Stated task: Give the entries back exactly, dropping each image.

Record excerpts:
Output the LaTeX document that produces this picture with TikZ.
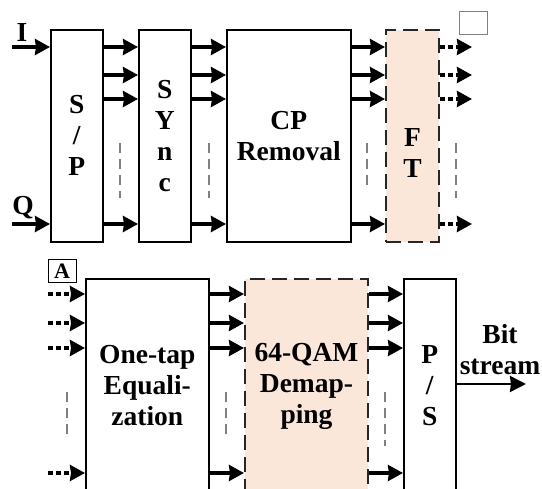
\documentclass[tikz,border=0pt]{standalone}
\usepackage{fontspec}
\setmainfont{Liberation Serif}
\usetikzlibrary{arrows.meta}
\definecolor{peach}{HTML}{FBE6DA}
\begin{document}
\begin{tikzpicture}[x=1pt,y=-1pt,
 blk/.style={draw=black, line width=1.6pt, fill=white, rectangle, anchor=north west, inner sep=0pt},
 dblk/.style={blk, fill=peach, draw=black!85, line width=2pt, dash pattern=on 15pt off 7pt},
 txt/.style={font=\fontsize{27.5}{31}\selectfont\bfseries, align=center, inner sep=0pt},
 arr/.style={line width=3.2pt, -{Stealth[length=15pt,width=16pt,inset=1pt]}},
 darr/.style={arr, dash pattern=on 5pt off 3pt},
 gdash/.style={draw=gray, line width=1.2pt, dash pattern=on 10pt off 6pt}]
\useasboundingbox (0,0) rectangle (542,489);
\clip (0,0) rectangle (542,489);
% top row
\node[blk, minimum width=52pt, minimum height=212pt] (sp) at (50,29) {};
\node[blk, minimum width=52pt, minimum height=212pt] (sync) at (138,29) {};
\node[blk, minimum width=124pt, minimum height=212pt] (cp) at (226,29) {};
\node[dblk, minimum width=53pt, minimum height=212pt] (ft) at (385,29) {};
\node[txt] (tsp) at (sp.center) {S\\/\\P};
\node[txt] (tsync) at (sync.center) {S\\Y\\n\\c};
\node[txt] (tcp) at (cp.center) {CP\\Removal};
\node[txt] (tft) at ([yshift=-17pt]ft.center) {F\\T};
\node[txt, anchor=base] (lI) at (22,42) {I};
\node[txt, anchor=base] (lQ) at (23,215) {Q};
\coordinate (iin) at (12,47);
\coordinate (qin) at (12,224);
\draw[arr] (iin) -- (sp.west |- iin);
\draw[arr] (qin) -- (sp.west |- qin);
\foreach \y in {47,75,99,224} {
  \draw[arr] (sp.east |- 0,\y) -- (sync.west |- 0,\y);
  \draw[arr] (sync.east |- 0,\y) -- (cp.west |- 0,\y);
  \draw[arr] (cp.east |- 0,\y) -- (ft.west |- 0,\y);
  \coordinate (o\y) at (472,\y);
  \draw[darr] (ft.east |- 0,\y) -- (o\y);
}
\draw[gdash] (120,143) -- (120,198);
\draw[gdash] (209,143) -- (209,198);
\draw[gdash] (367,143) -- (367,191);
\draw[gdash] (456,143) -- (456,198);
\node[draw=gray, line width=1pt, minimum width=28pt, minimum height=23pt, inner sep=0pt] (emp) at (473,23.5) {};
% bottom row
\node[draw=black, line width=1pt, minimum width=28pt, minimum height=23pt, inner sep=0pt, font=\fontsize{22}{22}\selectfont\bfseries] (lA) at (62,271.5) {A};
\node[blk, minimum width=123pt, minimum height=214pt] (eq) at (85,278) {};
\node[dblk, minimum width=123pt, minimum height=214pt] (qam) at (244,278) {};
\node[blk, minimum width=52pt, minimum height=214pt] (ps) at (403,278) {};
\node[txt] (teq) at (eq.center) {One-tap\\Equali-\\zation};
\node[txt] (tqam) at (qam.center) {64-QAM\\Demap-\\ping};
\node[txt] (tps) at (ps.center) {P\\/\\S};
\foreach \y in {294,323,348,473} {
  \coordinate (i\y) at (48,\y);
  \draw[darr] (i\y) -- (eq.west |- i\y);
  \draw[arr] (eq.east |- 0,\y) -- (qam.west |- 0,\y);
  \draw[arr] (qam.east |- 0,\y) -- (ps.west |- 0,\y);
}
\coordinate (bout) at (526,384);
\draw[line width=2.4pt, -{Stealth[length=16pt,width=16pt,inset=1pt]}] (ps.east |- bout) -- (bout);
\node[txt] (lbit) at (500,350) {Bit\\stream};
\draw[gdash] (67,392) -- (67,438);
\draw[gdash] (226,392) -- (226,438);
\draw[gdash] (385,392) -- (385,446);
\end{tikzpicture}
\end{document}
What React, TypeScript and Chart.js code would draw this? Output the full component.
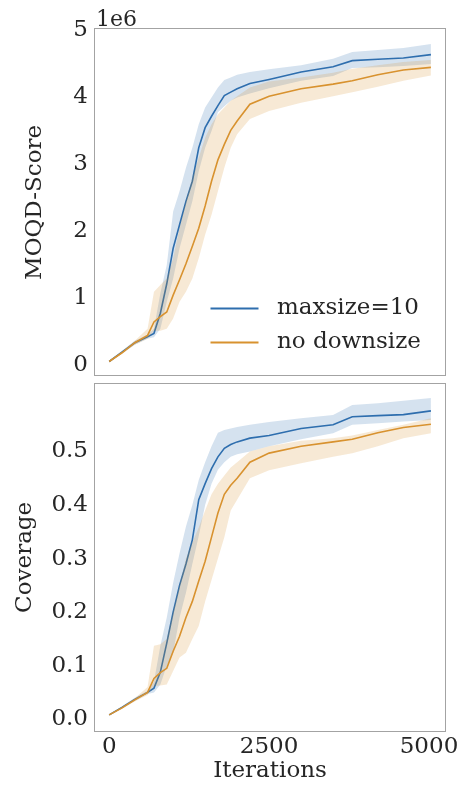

Expected answer:
Output the LaTeX document that produces this picture with TikZ.
\documentclass[tikz,border=0pt]{standalone}
\usepackage{fontspec}
\setmainfont{Liberation Serif}
\usetikzlibrary{arrows.meta}
\definecolor{peach}{HTML}{FBE6DA}
\begin{document}
\begin{tikzpicture}[x=1pt,y=-1pt,
 blk/.style={draw=black, line width=1.6pt, fill=white, rectangle, anchor=north west, inner sep=0pt},
 dblk/.style={blk, fill=peach, draw=black!85, line width=2pt, dash pattern=on 15pt off 7pt},
 txt/.style={font=\fontsize{27.5}{31}\selectfont\bfseries, align=center, inner sep=0pt},
 arr/.style={line width=3.2pt, -{Stealth[length=15pt,width=16pt,inset=1pt]}},
 darr/.style={arr, dash pattern=on 5pt off 3pt},
 gdash/.style={draw=gray, line width=1.2pt, dash pattern=on 10pt off 6pt}]
\useasboundingbox (0,0) rectangle (542,489);
\clip (0,0) rectangle (542,489);
% top row
\node[blk, minimum width=52pt, minimum height=212pt] (sp) at (50,29) {};
\node[blk, minimum width=52pt, minimum height=212pt] (sync) at (138,29) {};
\node[blk, minimum width=124pt, minimum height=212pt] (cp) at (226,29) {};
\node[dblk, minimum width=53pt, minimum height=212pt] (ft) at (385,29) {};
\node[txt] (tsp) at (sp.center) {S\\/\\P};
\node[txt] (tsync) at (sync.center) {S\\Y\\n\\c};
\node[txt] (tcp) at (cp.center) {CP\\Removal};
\node[txt] (tft) at ([yshift=-17pt]ft.center) {F\\T};
\node[txt, anchor=base] (lI) at (22,42) {I};
\node[txt, anchor=base] (lQ) at (23,215) {Q};
\coordinate (iin) at (12,47);
\coordinate (qin) at (12,224);
\draw[arr] (iin) -- (sp.west |- iin);
\draw[arr] (qin) -- (sp.west |- qin);
\foreach \y in {47,75,99,224} {
  \draw[arr] (sp.east |- 0,\y) -- (sync.west |- 0,\y);
  \draw[arr] (sync.east |- 0,\y) -- (cp.west |- 0,\y);
  \draw[arr] (cp.east |- 0,\y) -- (ft.west |- 0,\y);
  \coordinate (o\y) at (472,\y);
  \draw[darr] (ft.east |- 0,\y) -- (o\y);
}
\draw[gdash] (120,143) -- (120,198);
\draw[gdash] (209,143) -- (209,198);
\draw[gdash] (367,143) -- (367,191);
\draw[gdash] (456,143) -- (456,198);
\node[draw=gray, line width=1pt, minimum width=28pt, minimum height=23pt, inner sep=0pt] (emp) at (473,23.5) {};
% bottom row
\node[draw=black, line width=1pt, minimum width=28pt, minimum height=23pt, inner sep=0pt, font=\fontsize{22}{22}\selectfont\bfseries] (lA) at (62,271.5) {A};
\node[blk, minimum width=123pt, minimum height=214pt] (eq) at (85,278) {};
\node[dblk, minimum width=123pt, minimum height=214pt] (qam) at (244,278) {};
\node[blk, minimum width=52pt, minimum height=214pt] (ps) at (403,278) {};
\node[txt] (teq) at (eq.center) {One-tap\\Equali-\\zation};
\node[txt] (tqam) at (qam.center) {64-QAM\\Demap-\\ping};
\node[txt] (tps) at (ps.center) {P\\/\\S};
\foreach \y in {294,323,348,473} {
  \coordinate (i\y) at (48,\y);
  \draw[darr] (i\y) -- (eq.west |- i\y);
  \draw[arr] (eq.east |- 0,\y) -- (qam.west |- 0,\y);
  \draw[arr] (qam.east |- 0,\y) -- (ps.west |- 0,\y);
}
\coordinate (bout) at (526,384);
\draw[line width=2.4pt, -{Stealth[length=16pt,width=16pt,inset=1pt]}] (ps.east |- bout) -- (bout);
\node[txt] (lbit) at (500,350) {Bit\\stream};
\draw[gdash] (67,392) -- (67,438);
\draw[gdash] (226,392) -- (226,438);
\draw[gdash] (385,392) -- (385,446);
\end{tikzpicture}
\end{document}
What React, TypeScript and Chart.js code would draw this? Output the full component.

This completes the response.